J'ai vu le film dans un centre culturel d'une ville à municipalité PC, placé entre des jeunes du collège et quelques vieillards encore alertes.
J'ai été touché par les personnages de ce film.
Le fils de Joseph Epstein est venu dialogué à la fin du film.
Il a rectifié quelques erreurs. L'arrestation de la bande des jeunes avec Krasucki en mars et non en nov comme celle du groupe de Manouchian.
La jeune qui a fait tombé le groupe des jeunes a bien existé mais elle n'était pas la copine de Marcel.

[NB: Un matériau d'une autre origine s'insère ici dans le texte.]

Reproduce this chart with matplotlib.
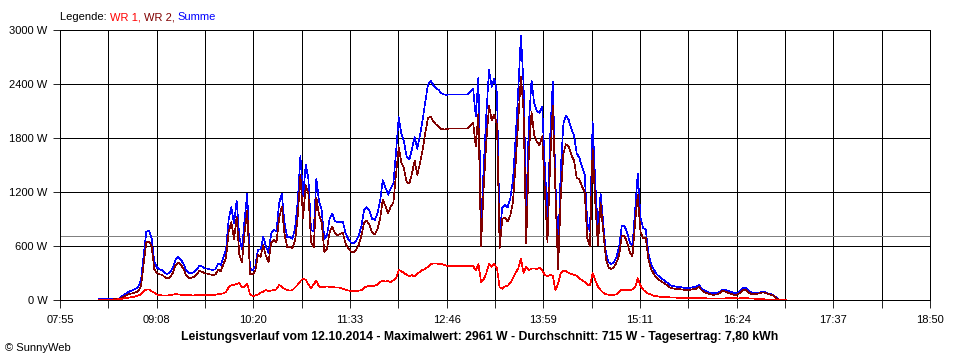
import numpy as np
import matplotlib
matplotlib.use("Agg")
import matplotlib.pyplot as plt

plt.rcParams['font.family'] = ['Liberation Sans', 'DejaVu Sans']

# samples every 2 minutes, 08:24 .. 17:02 (minutes since midnight)
t = np.arange(504, 1023, 2)

# WR 1 (W)
wr1 = [5, 6, 6, 7, 7, 7, 7, 7, 10, 15, 20, 25, 30, 35, 40, 50, 65,
       100, 115, 118, 95, 80, 60, 55, 50, 48, 50, 55, 60, 65, 62, 58, 56, 56, 54, 52, 52,
       55, 56, 56, 56, 56, 56, 56, 58, 64, 68, 74, 90,
       140, 165, 170, 180, 190, 140, 150, 185, 60, 45, 50, 60, 80, 92, 110, 100, 105, 110, 120, 170,
       145, 125, 110, 105, 110, 140, 170, 210, 240, 225, 170, 135,
       175, 215, 150, 140, 145, 150, 145, 145, 140, 140, 135, 125, 115, 105, 100, 100, 100, 105, 110, 140,
       150, 155, 150, 160, 170, 200, 215, 205, 210, 200, 220, 240, 333,
       320, 300, 280, 267, 275, 260, 289, 315, 335, 345, 370, 395, 405, 405, 402, 400, 390, 380, 378, 378,
       378, 378, 378, 378, 378, 378, 378, 378,
       330, 400, 200, 230, 300, 400, 370, 400, 350, 140, 125, 150, 156, 190, 240, 300, 350, 460, 300, 370,
       330, 350, 350, 345, 360, 330, 280, 260, 280, 270, 110, 180, 300, 330, 320, 300, 290, 280, 270, 240,
       220, 200, 170, 160, 300, 220, 150, 110, 80, 65, 58, 56, 58, 62, 90, 115, 112, 110, 112, 115,
       141, 241, 160, 115, 90, 70, 60, 48, 42, 37, 35, 32, 30, 28, 27, 26, 25, 24, 23, 22,
       22, 22, 22, 22, 22, 20, 20, 18, 17, 16, 15, 15, 15, 15, 19, 20, 20, 20, 20, 18,
       20, 22, 20, 18, 16, 14, 12, 10, 8, 7, 7, 6, 6, 5, 4, 4, 3, 3]

# Summe (W)
summe = [8, 10, 10, 12, 12, 14, 15, 15, 20, 45, 65, 85, 100, 110, 125, 150, 220,
         500, 760, 770, 690, 420, 360, 340, 330, 300, 290, 310, 360, 450, 480, 450, 400, 330, 300, 300, 310,
         340, 380, 370, 350, 350, 340, 335, 340, 400, 390, 470, 560,
         900, 1030, 850, 1100, 700, 560, 900, 1180, 350, 330, 370, 560, 560, 700, 600, 520, 740, 780, 760, 1080,
         1180, 860, 700, 700, 680, 800, 1100, 1600, 1150, 1500, 1350, 780,
         760, 1350, 1100, 1000, 680, 720, 900, 960, 880, 860, 870, 870, 740, 680, 640, 630, 660, 720, 830, 1000,
         1030, 990, 900, 890, 960, 1100, 1330, 1250, 1170, 1240, 1300, 1640, 2030,
         1850, 1760, 1590, 1560, 1680, 1810, 1680, 1830, 2000, 2200, 2390, 2435, 2390, 2355, 2335, 2300, 2285, 2278, 2285, 2285,
         2285, 2285, 2285, 2285, 2285, 2285, 2320, 2350,
         2040, 2470, 800, 1480, 2070, 2555, 2370, 2460, 2300, 720, 1030, 1060, 1030, 1130, 1330, 1800, 2330, 2940, 2400, 1000,
         1960, 2440, 2185, 2100, 2080, 2150, 1500, 900, 1800, 2426, 1300, 520, 1450, 1960, 2050, 2000, 1900, 1830, 1630, 1580,
         1480, 1400, 850, 760, 1980, 1300, 760, 1185, 850, 520, 420, 400, 420, 480, 593, 830, 820, 750, 640, 600,
         1000, 1407, 920, 800, 780, 520, 400, 340, 290, 262, 240, 215, 195, 170, 155, 150, 146, 143, 138, 130,
         130, 137, 144, 148, 165, 130, 105, 93, 82, 75, 74, 78, 93, 118, 112, 100, 90, 80, 74, 88,
         115, 140, 128, 95, 82, 81, 81, 85, 92, 86, 74, 65, 55, 30, 7, 7, 7, 6]

wr1 = np.array(wr1)
summe = np.array(summe)
wr2 = summe - wr1

durchschnitt = 715
x_ticks_labels = ["07:55", "09:08", "10:20", "11:33", "12:46", "13:59", "15:11", "16:24", "17:37", "18:50"]
y_ticks = [0, 600, 1200, 1800, 2400, 3000]

fig = plt.figure(figsize=(9.6, 3.6), dpi=100)
ax = fig.add_axes([60/960, 60/360, 870/960, 270/360])

lw = 0.6
dlw = 0.45
ax.axhline(durchschnitt, color='#808080', linewidth=lw, antialiased=False, zorder=2)
ax.plot(t, summe, color='#0000FF', linewidth=dlw, antialiased=False, zorder=3)
ax.plot(t, wr2, color='#800000', linewidth=dlw, antialiased=False, zorder=4)
ax.plot(t, wr1, color='#FF0000', linewidth=dlw, antialiased=False, zorder=5)

ax.set_xlim(475, 1130)
ax.set_ylim(0, 3000)
xt = np.linspace(475, 1130, 19)
ax.set_xticks(xt)
ax.set_xticklabels([x_ticks_labels[i // 2] if i % 2 == 0 else '' for i in range(19)])
ax.set_yticks(y_ticks)
ax.set_yticklabels([f"{v} W" for v in y_ticks])
ax.tick_params(axis='both', direction='out', length=5, width=lw, color='black',
               labelsize=8, pad=4)
ax.tick_params(axis='x', length=6, pad=5)
ax.grid(True, color='black', linewidth=lw, antialiased=False, zorder=1)
for s in ax.spines.values():
    s.set_linewidth(lw)
    s.set_color('black')
    s.set_antialiased(False)

# legend line
leg = fig.text(60/960, 1 - 17/360, "Legende: ", fontsize=8, va='center', ha='left', color='black')
prev = leg
for txt, col in [("WR 1, ", '#FF0000'), ("WR 2, ", '#800000'), ("Summe", '#0000FF')]:
    prev = ax.annotate(txt, xy=(1, 0), xycoords=prev, va='bottom', ha='left',
                       fontsize=8, color=col, annotation_clip=False)

fig.text(0.5, 1 - 337/360,
         "Leistungsverlauf vom 12.10.2014 - Maximalwert: 2961 W - Durchschnitt: 715 W - Tagesertrag: 7,80 kWh",
         fontsize=8.8, fontweight='bold', ha='center', va='center')
fig.text(5/960, 1 - 348/360, "\u00a9 SunnyWeb", fontsize=8, ha='left', va='center')

fig.savefig("out.png", dpi=100)
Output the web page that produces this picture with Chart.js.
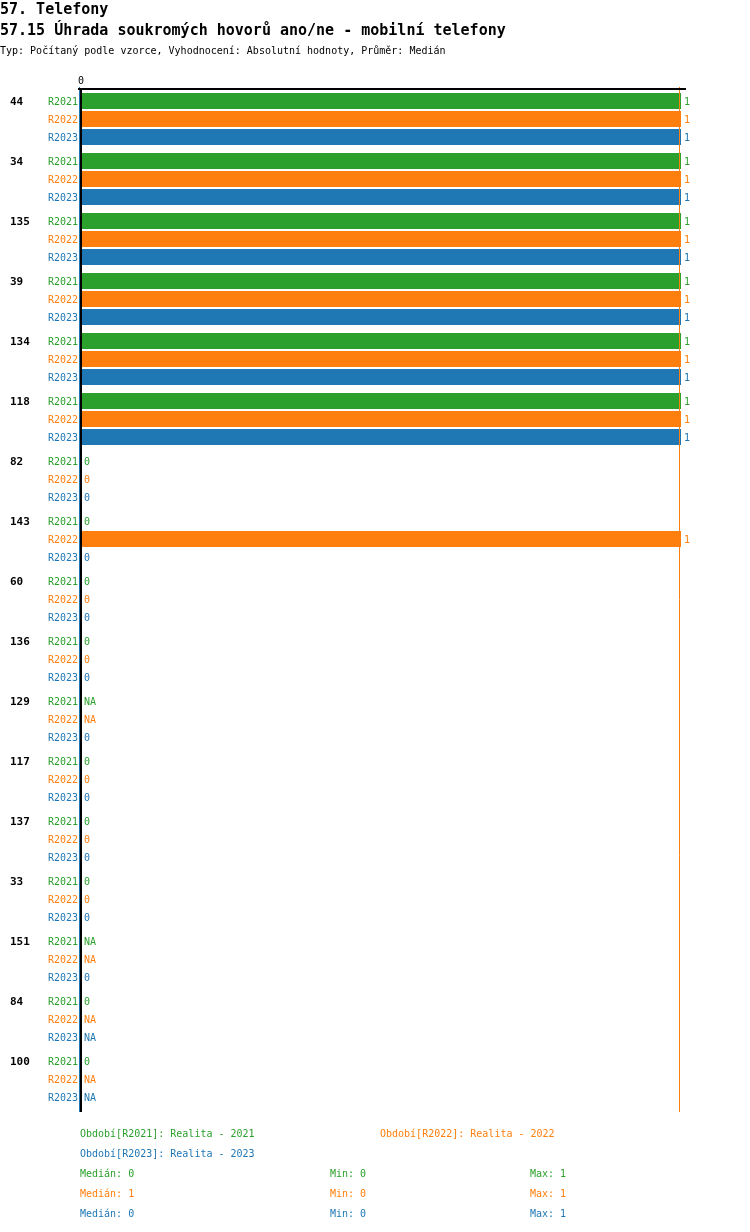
<!DOCTYPE html>
<html>
<head>
<meta charset="utf-8">
<script src="https://cdn.jsdelivr.net/npm/chart.js@4.4.1/dist/chart.umd.min.js"></script>
<style>
  body { margin: 0; background: #fff; font-family: "DejaVu Sans Mono", monospace; }
  #wrap { position: relative; width: 750px; height: 1232px; }
  #myChart { position: absolute; left: 0; top: 0; }
  .t { position: absolute; white-space: pre; line-height: 1; }
  .h1 { font-size: 15px; font-weight: bold; left: 0; }
  .sub { font-size: 10px; left: 0; }
  .lg { font-size: 10px; }
  .g { color: #2ca02c; } .o { color: #ff7f0e; } .b { color: #1f77b4; }
</style>
</head>
<body>
<div id="wrap">
  <canvas id="myChart" width="750" height="1232"></canvas>
  <div class="t h1" style="top:2px">57. Telefony</div>
  <div class="t h1" style="top:23px">57.15 Úhrada soukromých hovorů ano/ne - mobilní telefony</div>
  <div class="t sub" style="top:46px">Typ: Počítaný podle vzorce, Vyhodnocení: Absolutní hodnoty, Průměr: Medián</div>
  <div id="legend"></div>
</div>
<script>
const categories = ['44', '34', '135', '39', '134', '118', '82', '143', '60', '136', '129', '117', '137', '33', '151', '84', '100'];
const seriesNames = ['R2021', 'R2022', 'R2023'];
const seriesTitles = ['Realita - 2021', 'Realita - 2022', 'Realita - 2023'];
const r2021 = [1, 1, 1, 1, 1, 1, 0, 0, 0, 0, null, 0, 0, 0, null, 0, 0];
const r2022 = [1, 1, 1, 1, 1, 1, 0, 1, 0, 0, null, 0, 0, 0, null, null, null];
const r2023 = [1, 1, 1, 1, 1, 1, 0, 0, 0, 0, 0, 0, 0, 0, 0, null, null];
const colors = ['#2ca02c', '#ff7f0e', '#1f77b4'];
const series = [r2021, r2022, r2023];

function median(arr) {
    const v = arr.filter(x => x !== null).sort((a, b) => a - b);
    const m = Math.floor(v.length / 2);
    return v.length % 2 ? v[m] : (v[m - 1] + v[m]) / 2;
}
const stats = series.map(s => {
    const v = s.filter(x => x !== null);
    return { med: median(s), min: Math.min(...v), max: Math.max(...v) };
});

// legend below the chart
const legend = document.getElementById('legend');
function addText(txt, cls, x, y) {
    const d = document.createElement('div');
    d.className = 't lg ' + cls;
    d.style.left = x + 'px';
    d.style.top = y + 'px';
    d.textContent = txt;
    legend.appendChild(d);
}
const cls = ['g', 'o', 'b'];
addText('Období[' + seriesNames[0] + ']: ' + seriesTitles[0], cls[0], 80, 1129);
addText('Období[' + seriesNames[1] + ']: ' + seriesTitles[1], cls[1], 380, 1129);
addText('Období[' + seriesNames[2] + ']: ' + seriesTitles[2], cls[2], 80, 1149);
stats.forEach((s, i) => {
    addText('Medián: ' + s.med, cls[i], 80, 1169 + i * 20);
    addText('Min: ' + s.min, cls[i], 330, 1169 + i * 20);
    addText('Max: ' + s.max, cls[i], 530, 1169 + i * 20);
});

const labelsPlugin = {
    id: 'rowLabels',
    afterDatasetsDraw(chart) {
        const ctx = chart.ctx;
        const xs = chart.scales.x;
        const area = chart.chartArea;
        const x0 = xs.getPixelForValue(0);
        ctx.save();
        // median lines
        stats.forEach((s, i) => {
            const px = Math.round(xs.getPixelForValue(s.med)) - 1.5;
            ctx.strokeStyle = colors[i];
            ctx.lineWidth = 1;
            ctx.beginPath();
            ctx.moveTo(px, area.top - 2);
            ctx.lineTo(px, area.bottom + 3);
            ctx.stroke();
        });
        // axes
        ctx.strokeStyle = '#000';
        ctx.lineWidth = 2;
        ctx.beginPath();
        ctx.moveTo(x0, area.top);
        ctx.lineTo(x0, area.bottom + 3);
        ctx.moveTo(x0 - 3, area.top);
        ctx.lineTo(area.right + 5, area.top);
        ctx.stroke();
        ctx.fillStyle = '#000';
        ctx.font = '10px "DejaVu Sans Mono"';
        ctx.textAlign = 'center';
        ctx.textBaseline = 'middle';
        ctx.fillText('0', x0, area.top - 8);

        categories.forEach((cat, i) => {
            series.forEach((s, d) => {
                const bar = chart.getDatasetMeta(d).data[i];
                const y = bar.y;
                ctx.font = '10px "DejaVu Sans Mono"';
                ctx.fillStyle = colors[d];
                ctx.textAlign = 'right';
                ctx.fillText(seriesNames[d], x0 - 3, y + 1);
                ctx.textAlign = 'left';
                const v = s[i];
                const vx = v === null ? x0 : xs.getPixelForValue(v);
                ctx.fillText(v === null ? 'NA' : String(v), vx + 3, y + 1);
                if (d === 0) {
                    ctx.fillStyle = '#000';
                    ctx.font = 'bold 11px "DejaVu Sans Mono"';
                    ctx.fillText(cat, 10, y + 1);
                }
            });
        });
        ctx.restore();
    }
};

new Chart(document.getElementById('myChart'), {
    type: 'bar',
    data: {
        labels: categories,
        datasets: series.map((s, i) => ({
            label: seriesNames[i],
            data: s,
            backgroundColor: colors[i],
            borderWidth: 0,
            categoryPercentage: 0.9,
            barPercentage: 16 / 18
        }))
    },
    options: {
        indexAxis: 'y',
        responsive: false,
        animation: false,
        layout: { padding: { left: 81, right: 69, top: 89, bottom: 123 } },
        plugins: { legend: { display: false }, tooltip: { enabled: false } },
        scales: {
            x: { display: false, min: 0, max: 1 },
            y: { display: false }
        }
    },
    plugins: [labelsPlugin]
});
</script>
</body>
</html>
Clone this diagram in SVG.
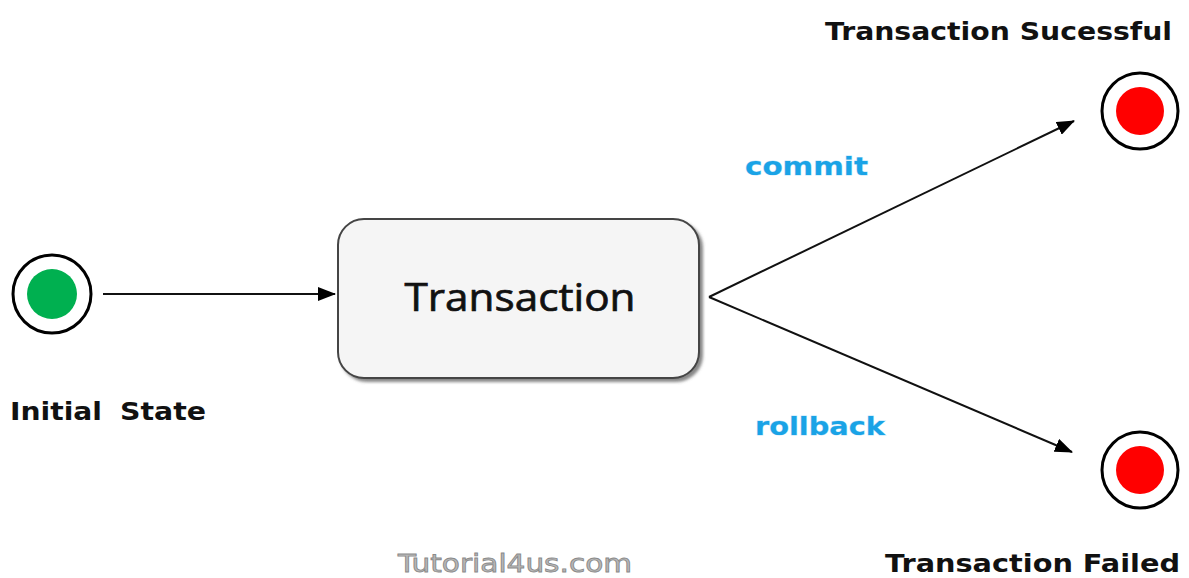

Il a fait état du travail de Peschanski qui dit-il lui a fait découvrir son père, parce qu'ils ont, à l'occasion du bouquin, rencontré tout un tas de protagonistes de cette histoire.
Les questions des jeunes étaient centrés sur l'aspect humain : que sont devenus les déportés, et ceux qui n'ont pas été pris, etc.
Et les vieux racontaient leurs souvenirs.
Georges Duffau (fils de J. Epstein) a insisté beaucoup sur le fait qu'il s'agissait de jeunes qui s'étaient engagé entièrement dans la lutte... et a été applaudi par tous les gamins présents.

A la fin du film Guédiguian indique qu'il a modifié l'ordre des évènements.